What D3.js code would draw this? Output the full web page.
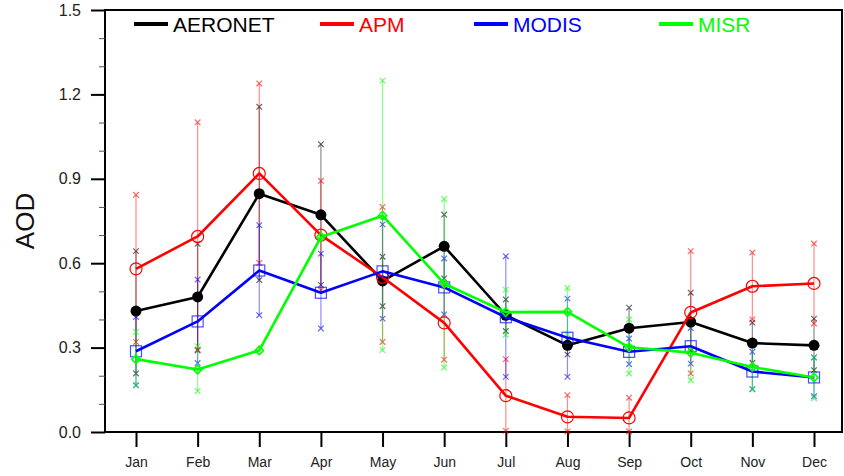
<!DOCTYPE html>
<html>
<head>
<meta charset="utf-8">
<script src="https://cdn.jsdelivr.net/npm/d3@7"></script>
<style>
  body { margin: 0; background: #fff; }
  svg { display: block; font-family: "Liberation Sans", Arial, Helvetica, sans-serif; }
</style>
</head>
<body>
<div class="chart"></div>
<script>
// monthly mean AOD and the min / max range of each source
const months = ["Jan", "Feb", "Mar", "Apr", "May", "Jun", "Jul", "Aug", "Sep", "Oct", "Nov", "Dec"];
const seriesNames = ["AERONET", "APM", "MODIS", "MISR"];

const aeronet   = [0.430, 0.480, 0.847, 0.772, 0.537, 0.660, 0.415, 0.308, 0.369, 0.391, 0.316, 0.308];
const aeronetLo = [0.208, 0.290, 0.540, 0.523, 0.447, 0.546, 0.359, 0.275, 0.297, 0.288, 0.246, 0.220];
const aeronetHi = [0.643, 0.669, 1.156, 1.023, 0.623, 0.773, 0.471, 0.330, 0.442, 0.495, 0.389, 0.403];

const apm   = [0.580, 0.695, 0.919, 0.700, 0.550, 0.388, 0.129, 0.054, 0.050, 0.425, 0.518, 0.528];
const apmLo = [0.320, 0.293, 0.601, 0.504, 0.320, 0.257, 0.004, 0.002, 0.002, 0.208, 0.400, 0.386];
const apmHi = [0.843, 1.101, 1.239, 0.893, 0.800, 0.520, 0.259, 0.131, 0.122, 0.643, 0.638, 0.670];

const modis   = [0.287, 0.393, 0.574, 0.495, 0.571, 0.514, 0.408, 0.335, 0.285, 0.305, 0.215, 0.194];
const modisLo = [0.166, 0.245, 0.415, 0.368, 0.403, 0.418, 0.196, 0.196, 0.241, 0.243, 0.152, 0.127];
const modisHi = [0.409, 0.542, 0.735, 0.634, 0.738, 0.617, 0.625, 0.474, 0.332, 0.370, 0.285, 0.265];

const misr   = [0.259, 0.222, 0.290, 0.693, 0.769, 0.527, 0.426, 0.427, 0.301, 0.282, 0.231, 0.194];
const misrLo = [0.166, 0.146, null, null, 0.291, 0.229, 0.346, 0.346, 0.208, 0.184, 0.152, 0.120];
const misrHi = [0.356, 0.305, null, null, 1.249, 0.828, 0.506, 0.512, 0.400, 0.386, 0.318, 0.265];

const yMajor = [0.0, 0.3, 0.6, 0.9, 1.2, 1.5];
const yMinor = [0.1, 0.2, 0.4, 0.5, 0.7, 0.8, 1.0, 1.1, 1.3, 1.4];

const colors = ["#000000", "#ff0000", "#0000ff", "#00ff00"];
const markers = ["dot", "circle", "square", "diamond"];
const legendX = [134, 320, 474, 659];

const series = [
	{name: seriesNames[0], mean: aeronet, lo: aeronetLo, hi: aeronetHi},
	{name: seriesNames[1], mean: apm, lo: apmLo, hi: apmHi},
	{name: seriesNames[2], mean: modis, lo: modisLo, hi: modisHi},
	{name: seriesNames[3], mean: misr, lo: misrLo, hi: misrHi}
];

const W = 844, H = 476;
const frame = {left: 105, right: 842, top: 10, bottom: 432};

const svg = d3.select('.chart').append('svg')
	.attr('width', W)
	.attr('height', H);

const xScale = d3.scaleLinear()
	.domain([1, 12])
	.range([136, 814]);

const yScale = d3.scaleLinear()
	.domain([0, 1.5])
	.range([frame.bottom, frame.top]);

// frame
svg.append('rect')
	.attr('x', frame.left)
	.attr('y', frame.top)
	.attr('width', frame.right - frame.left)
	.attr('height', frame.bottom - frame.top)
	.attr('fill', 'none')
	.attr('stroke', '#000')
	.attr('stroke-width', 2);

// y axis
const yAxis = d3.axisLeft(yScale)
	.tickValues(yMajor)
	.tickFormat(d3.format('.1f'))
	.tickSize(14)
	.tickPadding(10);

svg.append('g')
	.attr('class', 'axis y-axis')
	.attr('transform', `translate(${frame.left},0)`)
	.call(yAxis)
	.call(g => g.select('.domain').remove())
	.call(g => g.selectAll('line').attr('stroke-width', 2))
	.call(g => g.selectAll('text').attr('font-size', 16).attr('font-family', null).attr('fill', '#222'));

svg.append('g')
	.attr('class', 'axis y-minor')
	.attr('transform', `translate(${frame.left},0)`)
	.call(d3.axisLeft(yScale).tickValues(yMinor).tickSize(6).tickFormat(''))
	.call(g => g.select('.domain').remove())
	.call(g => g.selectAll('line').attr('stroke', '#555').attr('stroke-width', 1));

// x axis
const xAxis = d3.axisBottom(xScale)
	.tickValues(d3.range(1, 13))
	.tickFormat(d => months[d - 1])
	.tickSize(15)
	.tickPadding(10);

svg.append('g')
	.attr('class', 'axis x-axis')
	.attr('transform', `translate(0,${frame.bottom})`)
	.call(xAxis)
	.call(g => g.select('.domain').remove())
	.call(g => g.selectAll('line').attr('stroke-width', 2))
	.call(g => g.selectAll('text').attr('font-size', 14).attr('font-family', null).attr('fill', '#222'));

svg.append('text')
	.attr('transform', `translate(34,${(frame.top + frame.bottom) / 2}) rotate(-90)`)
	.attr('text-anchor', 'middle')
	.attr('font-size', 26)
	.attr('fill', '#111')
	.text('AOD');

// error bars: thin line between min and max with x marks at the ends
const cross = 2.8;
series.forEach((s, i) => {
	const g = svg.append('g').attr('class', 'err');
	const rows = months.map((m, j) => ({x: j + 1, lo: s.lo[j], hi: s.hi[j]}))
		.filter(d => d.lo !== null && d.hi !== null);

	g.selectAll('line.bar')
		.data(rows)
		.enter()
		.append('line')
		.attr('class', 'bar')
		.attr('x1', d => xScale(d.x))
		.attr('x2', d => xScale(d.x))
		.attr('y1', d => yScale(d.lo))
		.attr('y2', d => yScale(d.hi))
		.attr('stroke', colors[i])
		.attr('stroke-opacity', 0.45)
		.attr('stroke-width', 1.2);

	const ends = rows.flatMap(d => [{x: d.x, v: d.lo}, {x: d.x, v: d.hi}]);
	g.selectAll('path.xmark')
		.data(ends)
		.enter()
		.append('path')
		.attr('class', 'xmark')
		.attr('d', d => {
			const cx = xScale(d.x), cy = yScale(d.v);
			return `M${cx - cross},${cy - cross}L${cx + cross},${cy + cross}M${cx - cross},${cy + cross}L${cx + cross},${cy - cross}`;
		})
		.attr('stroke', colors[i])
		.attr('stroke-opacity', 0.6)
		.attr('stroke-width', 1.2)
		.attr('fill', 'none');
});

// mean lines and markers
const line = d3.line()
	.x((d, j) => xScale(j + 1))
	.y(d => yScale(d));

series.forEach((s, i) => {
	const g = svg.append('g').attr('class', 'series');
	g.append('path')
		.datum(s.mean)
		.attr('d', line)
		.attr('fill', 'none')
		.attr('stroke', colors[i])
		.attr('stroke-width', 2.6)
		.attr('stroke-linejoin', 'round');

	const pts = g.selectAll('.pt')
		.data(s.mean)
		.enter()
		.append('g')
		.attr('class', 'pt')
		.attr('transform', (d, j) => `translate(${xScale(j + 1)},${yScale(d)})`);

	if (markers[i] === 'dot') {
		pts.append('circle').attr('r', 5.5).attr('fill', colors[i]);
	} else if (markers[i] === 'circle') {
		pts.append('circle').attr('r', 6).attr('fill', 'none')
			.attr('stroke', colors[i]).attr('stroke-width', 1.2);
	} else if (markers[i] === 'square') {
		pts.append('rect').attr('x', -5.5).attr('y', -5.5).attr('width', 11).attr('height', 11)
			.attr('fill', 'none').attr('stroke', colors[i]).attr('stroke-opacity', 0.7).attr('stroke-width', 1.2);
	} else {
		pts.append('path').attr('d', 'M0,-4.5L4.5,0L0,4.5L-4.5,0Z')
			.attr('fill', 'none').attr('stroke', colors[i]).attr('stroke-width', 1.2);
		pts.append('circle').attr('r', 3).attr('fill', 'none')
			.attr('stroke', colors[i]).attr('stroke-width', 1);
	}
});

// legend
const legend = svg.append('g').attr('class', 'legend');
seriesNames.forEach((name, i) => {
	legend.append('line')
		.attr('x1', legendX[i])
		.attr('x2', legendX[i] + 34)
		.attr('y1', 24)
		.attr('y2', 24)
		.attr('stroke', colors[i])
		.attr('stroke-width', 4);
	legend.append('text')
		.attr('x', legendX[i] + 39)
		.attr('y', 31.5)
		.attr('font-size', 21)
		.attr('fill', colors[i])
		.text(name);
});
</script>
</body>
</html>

§ **Directive**: Repeat only the lines between the start of the data and the line with "0.643, 0.638, 0.670];", including those two lines, and skip the pictures.

§ **Solved problem**:
What D3.js code would draw this? Output the full web page.
<!DOCTYPE html>
<html>
<head>
<meta charset="utf-8">
<script src="https://cdn.jsdelivr.net/npm/d3@7"></script>
<style>
  body { margin: 0; background: #fff; }
  svg { display: block; font-family: "Liberation Sans", Arial, Helvetica, sans-serif; }
</style>
</head>
<body>
<div class="chart"></div>
<script>
// monthly mean AOD and the min / max range of each source
const months = ["Jan", "Feb", "Mar", "Apr", "May", "Jun", "Jul", "Aug", "Sep", "Oct", "Nov", "Dec"];
const seriesNames = ["AERONET", "APM", "MODIS", "MISR"];

const aeronet   = [0.430, 0.480, 0.847, 0.772, 0.537, 0.660, 0.415, 0.308, 0.369, 0.391, 0.316, 0.308];
const aeronetLo = [0.208, 0.290, 0.540, 0.523, 0.447, 0.546, 0.359, 0.275, 0.297, 0.288, 0.246, 0.220];
const aeronetHi = [0.643, 0.669, 1.156, 1.023, 0.623, 0.773, 0.471, 0.330, 0.442, 0.495, 0.389, 0.403];

const apm   = [0.580, 0.695, 0.919, 0.700, 0.550, 0.388, 0.129, 0.054, 0.050, 0.425, 0.518, 0.528];
const apmLo = [0.320, 0.293, 0.601, 0.504, 0.320, 0.257, 0.004, 0.002, 0.002, 0.208, 0.400, 0.386];
const apmHi = [0.843, 1.101, 1.239, 0.893, 0.800, 0.520, 0.259, 0.131, 0.122, 0.643, 0.638, 0.670];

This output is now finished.